In the first of a series of posts, we share some thoughts on papers and blog posts that we’re reading right now that have generated some fiery internal discussion at Determined AI. If you’re interested in learning more about how we’re incorporating these ideas into our product and services, get in touch with us!
- Machine Learning is hard. A recent paper from Luke Oaken-Rayner and Jared Dunnmon indicates that some results applying deep learning to radiology are in question because of a subtle data leakage problem. Ben Recht summarizes in a tweet.
- RAdam presents an alternative adaptive optimization algorithm that automatically warms up learning rates. In some early internal tests, we’ve seen nice performance on large distributed vision problems!
- Wei Hu and Simon Du summarize some of their recent work on Neural Tangent Kernels. These are an interesting alternative to Neural Networks for a standard benchmark task. Their results are promising but still below the performance of deep networks.

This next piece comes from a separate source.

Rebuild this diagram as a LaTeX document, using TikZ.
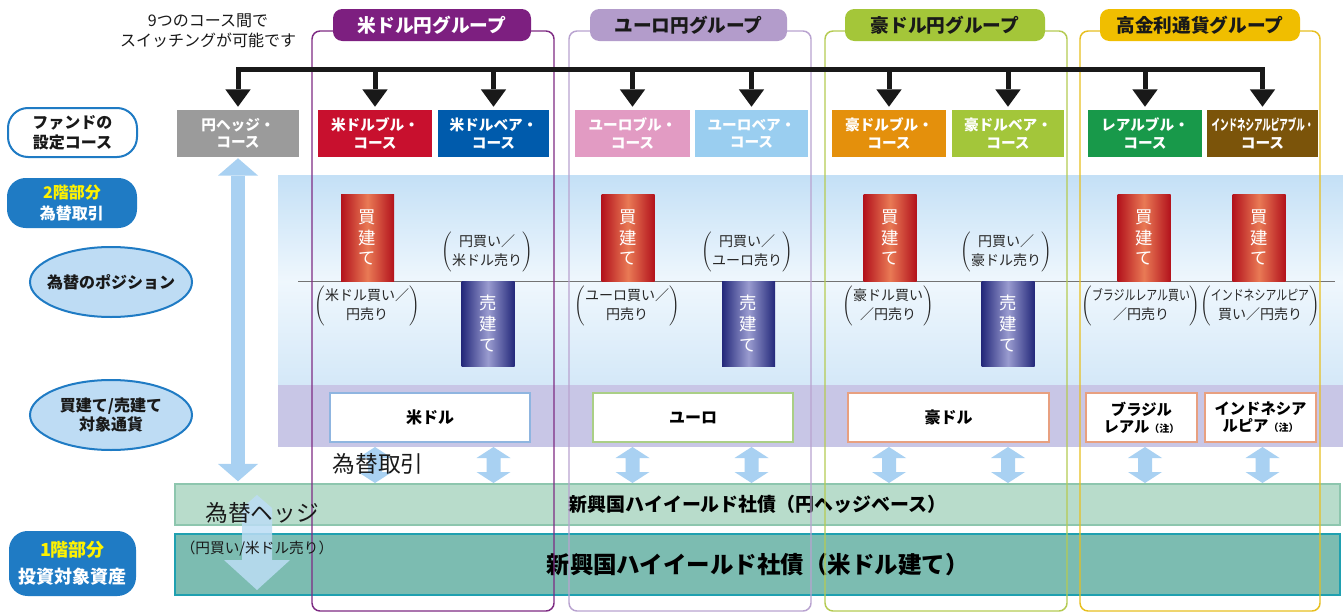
\documentclass[tikz,border=0pt]{standalone}
\usepackage{fontspec}
\setmainfont{Noto Sans CJK JP}
\usepackage{graphicx}
\usetikzlibrary{arrows.meta,shapes.geometric}
\newcommand{\setfs}[2]{\fontsize{#1}{#2}\selectfont}
\newcommand{\parlab}[2]{$\left(\begin{tabular}{@{}c@{}}#1\\#2\end{tabular}\right)$}
\definecolor{panTop}{HTML}{C4E0F6}
\definecolor{panMid}{HTML}{EFF7FD}
\definecolor{panBot}{HTML}{D4E8F8}
\definecolor{bandC}{HTML}{C8C6E6}
\definecolor{bar1F}{HTML}{B8DCCB}
\definecolor{bar1D}{HTML}{8DC6AE}
\definecolor{bar2F}{HTML}{7CBCB1}
\definecolor{bar2D}{HTML}{1FA0B0}
\definecolor{arrB}{HTML}{A9D1F2}
\definecolor{hedgeC}{HTML}{BCDDF5}
\definecolor{usC}{HTML}{7E2B83}
\definecolor{usF}{HTML}{7D1F80}
\definecolor{euC}{HTML}{B9A3D0}
\definecolor{euF}{HTML}{B39CCB}
\definecolor{auC}{HTML}{B5CB52}
\definecolor{auF}{HTML}{A4C639}
\definecolor{hiC}{HTML}{E7BF1F}
\definecolor{hiF}{HTML}{F0BE00}
\definecolor{cGray}{HTML}{9B9B9B}
\definecolor{cRed}{HTML}{C8102E}
\definecolor{cBlue}{HTML}{005BAC}
\definecolor{cPink}{HTML}{E29BC3}
\definecolor{cSky}{HTML}{9ACEF0}
\definecolor{cOrange}{HTML}{E4900C}
\definecolor{cLime}{HTML}{A3C63A}
\definecolor{cGreen}{HTML}{18994A}
\definecolor{cBrown}{HTML}{7B540A}
\definecolor{redE}{HTML}{B3121C}
\definecolor{redM}{HTML}{E97A55}
\definecolor{blueE}{HTML}{23287A}
\definecolor{blueM}{HTML}{9A9CD0}
\definecolor{curUS}{HTML}{8FB5E0}
\definecolor{curEU}{HTML}{AACF86}
\definecolor{curAU}{HTML}{E8A080}
\definecolor{labBlue}{HTML}{1F7BC4}
\definecolor{ellF}{HTML}{BEDCF4}
\definecolor{labYel}{HTML}{FFF200}
\begin{document}
\begin{tikzpicture}[x=0.75pt,y=-0.75pt,
  bw/.style={minimum width=#1*0.75pt},
  course/.style={rectangle, inner sep=0pt, minimum height=47*0.75pt, text=white, font=\setfs{11}{13}\bfseries, align=center},
  pill/.style={rectangle, rounded corners=7pt, inner sep=0pt, minimum height=32*0.75pt, font=\setfs{14}{16}\bfseries},
  grp/.style={line width=1.1pt, rounded corners=6pt},
  sw/.style={line width=3.75pt, draw=black!90},
  swtip/.style={-{Triangle[width=19pt,length=13pt,line width=0pt]}},
  swtips/.style={{Triangle[width=19pt,length=13pt,line width=0pt]}-{Triangle[width=19pt,length=13pt,line width=0pt]}},
  buy/.style={rectangle, inner sep=0pt, minimum width=53*0.75pt, minimum height=87*0.75pt, left color=redE, right color=redE, middle color=redM, text=white, font=\setfs{13}{15.5}, align=center},
  sell/.style={rectangle, inner sep=0pt, minimum width=53*0.75pt, minimum height=85*0.75pt, left color=blueE, right color=blueE, middle color=blueM, text=white, font=\setfs{13}{15.5}, align=center},
  plab/.style={inner sep=0pt, font=\setfs{10.5}{14.5}, text=black!85},
  cur/.style={rectangle, fill=white, line width=1.4pt, inner sep=0pt, minimum height=49*0.75pt, font=\setfs{12}{13}\bfseries, align=center},
  dblarr/.pic={\fill[arrB] (0,-18) -- (17,-7) -- (7,-7) -- (7,7) -- (17,7) -- (0,18) -- (-17,7) -- (-7,7) -- (-7,-7) -- (-17,-7) -- cycle;},
  longarr/.style={draw=arrB, line width=10.5pt, {Triangle[width=30pt,length=13pt,line width=0pt]}-{Triangle[width=30pt,length=13pt,line width=0pt]}},
  lbox/.style={rectangle, inner sep=0pt, align=center, font=\setfs{12}{15}\bfseries},
  ell/.style={ellipse, inner sep=0pt, fill=ellF, draw=labBlue, line width=1.5pt, minimum width=162*0.75pt, minimum height=70*0.75pt},
  elltext/.style={align=center, inner sep=0pt, font=\setfs{12}{14}\bfseries, text=black!90}
]
\fill[white] (0,0) rectangle (1343,614);
\useasboundingbox (0,0) rectangle (1343,614);

% panels
\shade[top color=panTop, bottom color=panMid] (278,175) rectangle (1343,282);
\shade[top color=panMid, bottom color=panBot] (278,281) rectangle (1343,385);
\fill[bandC] (278,385) rectangle (1343,447);
\draw[black!55, line width=0.6pt] (298,281) -- (1335,281);

% bottom bars
\node[rectangle, fill=bar1F, draw=bar1D, line width=1.1pt, bw=1165, minimum height=41*0.75pt, inner sep=0pt, font=\setfs{14.2}{14}\bfseries] (hb1) at (757.5,504.5) {新興国ハイイールド社債（円ヘッジベース）};
\node[rectangle, fill=bar2F, draw=bar2D, line width=1.5pt, bw=1165, minimum height=61*0.75pt, inner sep=0pt, font=\setfs{17.6}{17}\bfseries] (hb2) at (757.5,564.5) {\raisebox{-2pt}{新興国ハイイールド社債（米ドル建て）}};

% group outlines
\draw[grp, draw=usC] (312,31) rectangle (554,611);
\draw[grp, draw=euC] (569,31) rectangle (811,611);
\draw[grp, draw=auC] (825,31) rectangle (1067,611);
\draw[grp, draw=hiC] (1080,31) rectangle (1320,611);
\node[pill, bw=198, fill=usF, text=white] (gus) at (432,25) {米ドル円グループ};
\node[pill, bw=197, fill=euF, text=black!90] (geu) at (688.5,25) {ユーロ円グループ};
\node[pill, bw=200, fill=auF, text=black!90] (gau) at (945,25) {豪ドル円グループ};
\node[pill, bw=200, fill=hiF, text=black!90] (ghi) at (1200,25) {高金利通貨グループ};

% note
\node[font=\setfs{12}{15}, align=center, text=black!90] (note) at (208,31) {9つのコース間で\\スイッチングが可能です};

% courses
\node[course, bw=122, fill=cGray] (c0) at (238,133.5) {円ヘッジ・\\コース};
\node[course, bw=114, fill=cRed] (c1) at (375,133.5) {米ドルブル・\\コース};
\node[course, bw=111, fill=cBlue] (c2) at (493.5,133.5) {米ドルベア・\\コース};
\node[course, bw=115, fill=cPink] (c3) at (632.5,133.5) {ユーロブル・\\コース};
\node[course, bw=113, fill=cSky] (c4) at (751.5,133.5) {ユーロベア・\\コース};
\node[course, bw=114, fill=cOrange] (c5) at (889,133.5) {豪ドルブル・\\コース};
\node[course, bw=112, fill=cLime] (c6) at (1008,133.5) {豪ドルベア・\\コース};
\node[course, bw=114, fill=cGreen] (c7) at (1145,133.5) {レアルブル・\\コース};
\node[course, bw=111, fill=cBrown] (c8) at (1262.5,133.5) {\scalebox{0.58}[1]{インドネシアルピアブル・}\\コース};

% switching connectors
\coordinate (swy) at (0,69);
\draw[sw, swtips, line join=miter, shorten <=2.25pt, shorten >=2.25pt] (c0.north) -- (c0.north |- swy) -- (c8.north |- swy) -- (c8.north);
\foreach \c in {c1,c2,c3,c4,c5,c6,c7}
  \draw[sw, swtip, shorten >=2.25pt] (\c.north |- swy) -- (\c.north);

% long yen-hedge arrow
\draw[longarr, shorten <=0.75pt, shorten >=1.5pt] (c0.south) -- (c0.south |- hb1.north);

% positions
\node[buy] (bus) at (367.5,237.5) {買\\建\\て};
\node[sell] (sus) at (488,323.5) {売\\建\\て};
\node[buy] (beu) at (628,237.5) {買\\建\\て};
\node[sell] (seu) at (748.5,323.5) {売\\建\\て};
\node[buy] (bau) at (890,237.5) {買\\建\\て};
\node[sell] (sau) at (1008,323.5) {売\\建\\て};
\node[buy] (bbr) at (1144,237.5) {買\\建\\て};
\node[buy] (bid) at (1259,237.5) {買\\建\\て};

\node[plab] (pus1) at (487,252) {\parlab{円買い／}{米ドル売り}};
\node[plab] (pus2) at (367,306) {\parlab{米ドル買い／}{円売り}};
\node[plab] (peu1) at (747,252) {\parlab{円買い／}{ユーロ売り}};
\node[plab] (peu2) at (627,306) {\parlab{ユーロ買い／}{円売り}};
\node[plab] (pau1) at (1006,252) {\parlab{円買い／}{豪ドル売り}};
\node[plab] (pau2) at (888,306) {\parlab{豪ドル買い}{／円売り}};
\node[plab] (pbr) at (1141,306) {\parlab{\scalebox{0.78}[1]{ブラジルレアル買い}}{／円売り}};
\node[plab] (pid) at (1260,306) {\parlab{\scalebox{0.78}[1]{インドネシアルピア}}{買い／円売り}};

% currencies
\node[cur, bw=200, draw=curUS] (kus) at (430,417.5) {米ドル};
\node[cur, bw=200, draw=curEU] (keu) at (693,417.5) {ユーロ};
\node[cur, bw=201, draw=curAU] (kau) at (948.5,417.5) {豪ドル};
\node[cur, bw=111, draw=curAU, font=\setfs{11.5}{13}\bfseries] (kbr) at (1141.5,417.5) {ブラジル\\レアル{\setfs{7.5}{8}（注）}};
\node[cur, bw=111, draw=curAU, font=\setfs{11.5}{13}\bfseries] (kid) at (1260.5,417.5) {インドネシア\\ルピア{\setfs{7.5}{8}（注）}};

% fx double arrows
\coordinate (dmid) at (0,465);
\foreach \c in {c1,c2,c3,c4,c5,c6,c7,c8}
  \pic at (\c.south |- dmid) {dblarr};
\node[font=\setfs{17}{17}, text=black!90] (fxt) at (378,464) {為替取引};

% hedge arrow
\fill[hedgeC, opacity=0.85] (257,495) -- (272,508) -- (272,560) -- (290,560) -- (257,590) -- (224,560) -- (242,560) -- (242,508) -- cycle;
\node[font=\setfs{17}{17}, text=black!90] (hedge) at (262,513) {為替ヘッジ};
\node[font=\setfs{11}{11}, text=black!90] (hedgesub) at (257,549) {（円買い/米ドル売り）};

% left labels
\node[lbox, bw=129, minimum height=49*0.75pt, rounded corners=15pt, fill=white, draw=labBlue, line width=1.5pt, text=black!90] (lset) at (72.5,132.5) {ファンドの\\設定コース};
\node[lbox, bw=130, minimum height=50*0.75pt, rounded corners=14pt, fill=labBlue, text=white, font=\setfs{12}{16}\bfseries] (l2) at (72,203) {{\color{labYel}2階部分}\\為替取引};
\node[ell] (e1) at (111,282) {};
\node[elltext] (e1t) at (e1.center) {為替のポジション};
\node[ell] (e2) at (111,415) {};
\node[elltext] (e2t) at (e2.center) {買建て/売建て\\対象通貨};
\node[lbox, bw=127, minimum height=65*0.75pt, rounded corners=14pt, fill=labBlue, text=white, font=\setfs{13.5}{20}\bfseries] (l1) at (72.5,563.5) {{\color{labYel}1階部分}\\投資対象資産};
\end{tikzpicture}
\end{document}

- The GLUE NLP benchmark has recently been optimized by recent advances in language models (BERT, Elmo, etc.). A new, improved, and harder set of benchmarks has been devised with SuperGLUE.
- Adrian Coyler summarizes recent work from Cynthia Rudin over on the Morning Paper. While we definitely agree that simpler, explainable models are better — unfortunately the best performing models in NLP, Computer Vision, Speech (and an increasing number of areas) are deep learning models and therefore black box. More generally, there are a lot of reasons not to like deep learning (non-convexity, ad-hoc architectures, massive compute) but people put up with them because right now no other models compete for these domains.